In early May, the parliamentary groups of the German Bundestag were in agreement: Tenants and landlord should evenly split the costs of the carbon levy in houses heated with fuel oil or natural gas. That consensus is ancient history now. While Social Democrats and Greens emphasised the need to ease the load for tenants, the Christian Democrats were worried that investments would dry up. On the night of 21 June, word got out: The compromise flopped, because the Christian Democrat parliamentary group rejected the distribution arrangement. It believes that the costs for the carbon output should solely be borne by tenants.
The carbon levy is part of the schedule of actions toward climate change mitigation, and had previously received praise from the Federal Ministry for the Environment. After all, tenants should not be made responsible for the heating technology used in a given building, as the Ministries for the Environment, for Finance, and for Justice argued, all headed by Social Democrats.
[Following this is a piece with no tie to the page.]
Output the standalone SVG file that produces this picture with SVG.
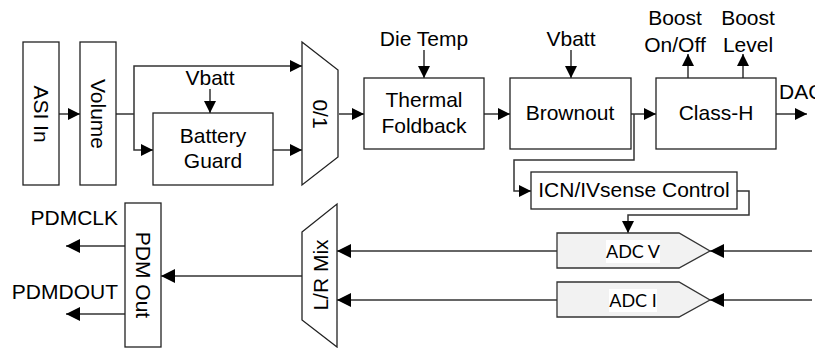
<svg xmlns="http://www.w3.org/2000/svg" width="815" height="348" viewBox="0 0 815 348">
<defs>
<marker id="ah" markerUnits="userSpaceOnUse" markerWidth="12" markerHeight="12" viewBox="0 0 12 12" refX="12" refY="6" orient="auto">
<path d="M0,0 L12,6 L0,12 z" fill="#000"/>
</marker>
<marker id="ahl" markerUnits="userSpaceOnUse" markerWidth="14" markerHeight="14" viewBox="0 0 14 14" refX="14" refY="7" orient="auto">
<path d="M0,0 L14,7 L0,14 z" fill="#000"/>
</marker>
<style>
.box{fill:#fff;stroke:#222;stroke-width:1.3}
.adc{fill:#f2f2f2;stroke:#333;stroke-width:1.3}
.ln{fill:none;stroke:#333;stroke-width:1.5}
.arr{marker-end:url(#ah)}
.arrl{marker-end:url(#ahl)}
text{font-family:"Liberation Sans",Arial,sans-serif;font-size:21px;fill:#000}
.c{text-anchor:middle}
.r{text-anchor:end}
.adct{font-family:Lato,"Open Sans",sans-serif;font-size:18px;text-anchor:middle}
</style>
</defs>
<rect width="815" height="348" fill="#fff"/>

<g id="connectors">
<path class="ln arr" d="M59,114 H80"/>
<path class="ln" d="M116,114 H134"/>
<path class="ln arr" d="M134,114 V66 H302"/>
<path class="ln arr" d="M134,114 V150 H153"/>
<path class="ln arr" d="M210,89 V113"/>
<path class="ln arr" d="M273,150 H302"/>
<path class="ln arr" d="M339,114 H364"/>
<path class="ln arr" d="M424,50 V78"/>
<path class="ln arr" d="M484,114 H510"/>
<path class="ln arr" d="M571,50 V78"/>
<path class="ln arr" d="M631,114 H656"/>
<path class="ln arr" d="M688,78 V54"/>
<path class="ln arr" d="M743,78 V54"/>
<path class="ln arr" d="M776,114 H807"/>
<path class="ln arr" d="M634,114 V160 H514 V191 H531"/>
<path class="ln arr" d="M737,191 H749 V215 H628 V233"/>
<path class="ln arrl" d="M812,251 H710"/>
<path class="ln arrl" d="M812,300 H710"/>
<path class="ln arrl" d="M557,251 H337"/>
<path class="ln arrl" d="M557,300 H337"/>
<path class="ln arrl" d="M302,276 H161"/>
<path class="ln arrl" d="M125,246 H66"/>
<path class="ln arrl" d="M125,314 H66"/>
</g>

<g id="asi-in">
<rect class="box" x="23" y="42" width="36" height="143"/>
<text class="c" transform="translate(41,114) rotate(90)" y="7.5">ASI In</text>
</g>
<g id="volume">
<rect class="box" x="80" y="42" width="36" height="143"/>
<text class="c" transform="translate(98,114) rotate(90)" y="7.5">Volume</text>
</g>
<g id="vbatt-1">
<text class="c" x="210" y="85">Vbatt</text>
</g>
<g id="battery-guard">
<rect class="box" x="153" y="113" width="120" height="72"/>
<text class="c" x="213" y="143">Battery</text>
<text class="c" x="213" y="168">Guard</text>
</g>
<g id="mux">
<path class="box" d="M302,42 L338,70 L338,157 L302,185 Z"/>
<text class="c" transform="translate(320,114) rotate(90)" y="7.5">0/1</text>
</g>
<g id="die-temp">
<text class="c" x="424" y="46">Die Temp</text>
</g>
<g id="thermal-foldback">
<rect class="box" x="364" y="78" width="120" height="71"/>
<text class="c" x="424" y="107">Thermal</text>
<text class="c" x="424" y="133">Foldback</text>
</g>
<g id="vbatt-2">
<text class="c" x="571" y="46">Vbatt</text>
</g>
<g id="brownout">
<rect class="box" x="510" y="78" width="121" height="71"/>
<text class="c" x="570" y="120">Brownout</text>
</g>
<g id="boost-onoff">
<text class="c" x="675" y="25">Boost</text>
<text class="c" x="675" y="52">On/Off</text>
</g>
<g id="boost-level">
<text class="c" x="748" y="25">Boost</text>
<text class="c" x="748" y="52">Level</text>
</g>
<g id="class-h">
<rect class="box" x="656" y="78" width="120" height="71"/>
<text class="c" x="716" y="120">Class-H</text>
</g>
<g id="dac">
<text x="779" y="99">DAC</text>
</g>
<g id="icn-control">
<rect class="box" x="531" y="172" width="206" height="37"/>
<text class="c" x="634" y="197">ICN/IVsense Control</text>
</g>
<g id="adc-v">
<path class="adc" d="M557,233 H679 L710,251 L679,268 H557 Z"/>
<rect x="606" y="240" width="54" height="23" fill="#fff"/>
<text class="adct" x="633" y="258">ADC V</text>
</g>
<g id="adc-i">
<path class="adc" d="M557,282 H679 L710,300 L679,317 H557 Z"/>
<rect x="609" y="289" width="48" height="23" fill="#fff"/>
<text class="adct" x="633" y="307">ADC I</text>
</g>
<g id="lr-mix">
<path class="box" d="M302,232 L337,204 L337,347 L302,320 Z"/>
<text class="c" transform="translate(320,275) rotate(-90)" y="7.5">L/R Mix</text>
</g>
<g id="pdm-out">
<rect class="box" x="125" y="203" width="36" height="144"/>
<text class="c" transform="translate(143,275) rotate(90)" y="7.5">PDM Out</text>
</g>
<g id="pdmclk">
<text class="r" x="118" y="225">PDMCLK</text>
</g>
<g id="pdmdout">
<text class="r" x="118" y="299">PDMDOUT</text>
</g>
</svg>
Burdening tenants with these costs is therefore not helpful, they believe. The goal they championed instead was to create incentives for climate-friendly refurbishment investments by bringing landlords aboard.
Conversely, Christian Democrats had argued that landlords should not be made to pay for the personal heating habits of their tenants. The divergence in opinion was precisely the reason why the parties had agreed to a compromise in early May that involved an indiscriminate distribution. Heating costs would be evenly split between tenants and landlord, regardless of the energy consumption.
Originally, it had been planned that the federal cabinet would approve the proposal on 2 July. However, certain members of the Christian Democrat parliamentary group had already announced their intention to reject the proposal anyway. As reason they cited the demand that costs should be borne exclusively by those who caused them. In their eyes, an even split would violate the polluter-pays principle because the landlord is not the polluter.(www.luczak-berlin.de) According to the current legal position, landlords are therefore at liberty to recover these costs in full from their tenants. For the time being, the surcharge is supposed to be 25 euros per ton of CO2. Yet the certificate price is to be successively raised to a fixed rate of 55 euros by 2025. The trouble with this arrangement is that it creates no incentives for landlords to invest in more energy-efficient heating systems. By contrast, Axel Gedaschko, the President of the GdW Federal Association of German Housing and Real Estate Companies, which is one of the leading professional associations of the German real estate industry, has proposed a differentiated distribution of the costs. (www.gdw.de) It suggests that the cost apportionment should depend on the energy consumption of a given house. The greater the rate of consumption, the higher the share to be borne by the landlord. Gedaschko argues this would create an incentive to invest while sparing tenants the brunt of the costs.